Commercial Real Estate Falling Precipitously!


Whoa… Didn’t See THAT Coming!
Andy Miller, the pro whom we lean on to help keep us in the know about what’s really going on behind the scenes in commercial real estate, tossed the following into an email yesterday. While you, too, may have seen it already, it’s well worth a second look and a little reflection.
Oct. 1 (Bloomberg) -- There was a stunning omission from the government's latest list of "problem" banks, which ran to 416 lenders, a 15-year high, as of June 30. One outfit not on the list was Georgian Bank, the second-largest Atlanta-based bank, which supposedly had plenty of capital.
It failed last week.
Georgian's clean-up will be unusually costly. The book value of Georgian's assets was $2 billion as of July 24, about the same as the bank's deposit liabilities, according to a Federal Deposit Insurance Corp. press release. The FDIC estimates the collapse will cost its insurance fund $892 million, or 45 percent of the bank's assets.

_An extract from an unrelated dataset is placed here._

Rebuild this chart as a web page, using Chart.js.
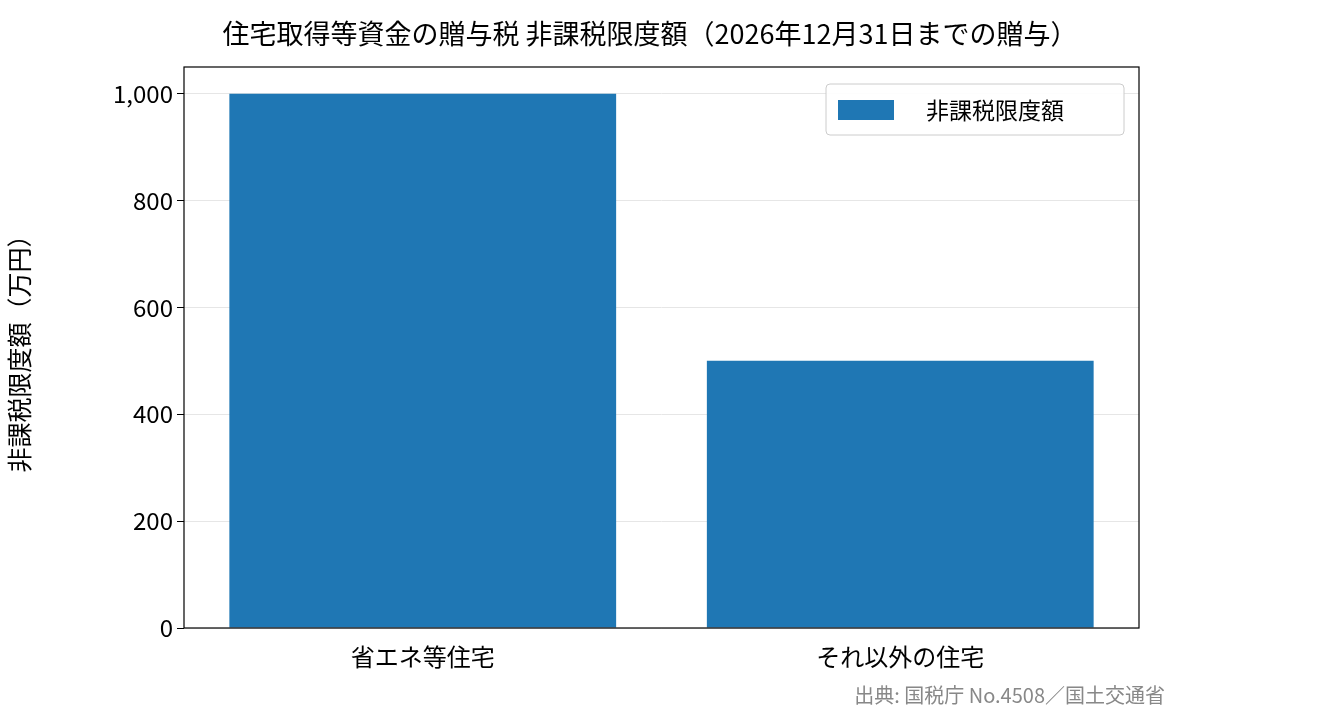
<!DOCTYPE html>
<html><head><meta charset="utf-8">
<script src="https://cdn.jsdelivr.net/npm/chart.js@4"></script>
<style>html,body{margin:0;padding:0;background:#fff}canvas{display:block}</style>
</head><body>
<div style="width:1324px;height:725px"><canvas id="c"></canvas></div>
<script>
const categories = ["省エネ等住宅", "それ以外の住宅"];
const values = [1000, 500];
const yTicks = [0, 200, 400, 600, 800, 1000];
const seriesName = "非課税限度額";
const titleText = "住宅取得等資金の贈与税 非課税限度額（2026年12月31日までの贈与）";
const sourceText = "出典: 国税庁 No.4508／国土交通省";
const F = '"Noto Sans CJK JP", "Noto Sans", sans-serif';
const deco = {
  id: 'deco',
  afterDraw(ch) {
    const c = ch.ctx, a = ch.chartArea;
    c.save();
    c.strokeStyle = '#000'; c.lineWidth = 1.2;
    c.strokeRect(a.left, a.top, a.right - a.left, a.bottom - a.top);
    c.fillStyle = '#000'; c.font = '27px ' + F; c.textAlign = 'center'; c.textBaseline = 'middle';
    c.fillText(titleText, 650, 34);
    c.fillStyle = '#888'; c.font = '20px ' + F; c.textAlign = 'right';
    c.fillText(sourceText, 1165, 695);
    // legend
    c.fillStyle = 'rgba(255,255,255,0.9)'; c.strokeStyle = '#ccc'; c.lineWidth = 1;
    c.beginPath(); c.roundRect(826, 84, 298, 51, 4); c.fill(); c.stroke();
    c.fillStyle = '#1f77b4'; c.fillRect(838, 100, 56, 20);
    c.fillStyle = '#000'; c.font = '23px ' + F; c.textAlign = 'left';
    c.fillText(seriesName, 926, 110);
    c.restore();
  }
};
new Chart(document.getElementById('c'), {
  type: 'bar',
  data: { labels: categories, datasets: [{ label: seriesName, data: values, backgroundColor: '#1f77b4', barPercentage: 0.81, categoryPercentage: 1 }] },
  options: {
    responsive: true, maintainAspectRatio: false, animation: false,
    devicePixelRatio: 1,
    layout: { padding: { top: 67, right: 185, left: 0, bottom: 0 } },
    plugins: { legend: { display: false }, tooltip: { enabled: false } },
    scales: {
      x: {
        grid: { display: false, drawTicks: true },
        border: { display: false },
        ticks: { color: '#000', font: { family: F, size: 24 }, padding: 6 },
        afterFit(s) { s.height = 97; }
      },
      y: {
        min: 0, max: 1050,
        afterBuildTicks(s) { s.ticks = yTicks.map(v => ({ value: v })); },
        grid: { color: '#e6e6e6', tickColor: '#000', tickLength: 7 },
        border: { display: false },
        ticks: { color: '#000', font: { family: F, size: 24 }, padding: 4, callback: v => v.toLocaleString('en-US') },
        title: { display: true, text: '非課税限度額（万円）', color: '#000', font: { family: F, size: 25 } },
        afterFit(s) { s.width = 184; }
      }
    }
  },
  plugins: [deco]
});
</script>
</body></html>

That percentage was almost double the average for this year's 95 U.S. bank failures, and it was the highest among the 10 largest ones.
What this latest failure reveals is that (a) whatever methodology the regulators are using in their bank reviews, it is disastrously flawed; (b) without mark-to-market accounting, the nature and scale of what actually lurks in the loan portfolios of banks is unknown and unknowable.
Further, (c) the percentage loss suffered should send shudders down the spine of any reasonable observer; the stuff Georgian Bank was holding on its books wasn’t just bad, it was radioactive toxic. There’s more, including (d) the FDIC is now bankrupt, and the $46 billion it hopes to raise by having its member banks pony up their dues for three years in advance is not likely to last out 2010. Then what? I’ll tell you what… all further bills will be forwarded straight on to U.S. taxpayers.
And finally, (e) if this bank, previously considered untroubled by the FDIC, can keel over from a heart attack (perhaps from working 80-hour weeks, supported by gallons of strong coffee?), how many other institutions are in the same position?
Wish we knew. Unfortunately, due to the dumping of mark-to-market accounting standards, we have no idea. And, apparently, neither does the FDIC.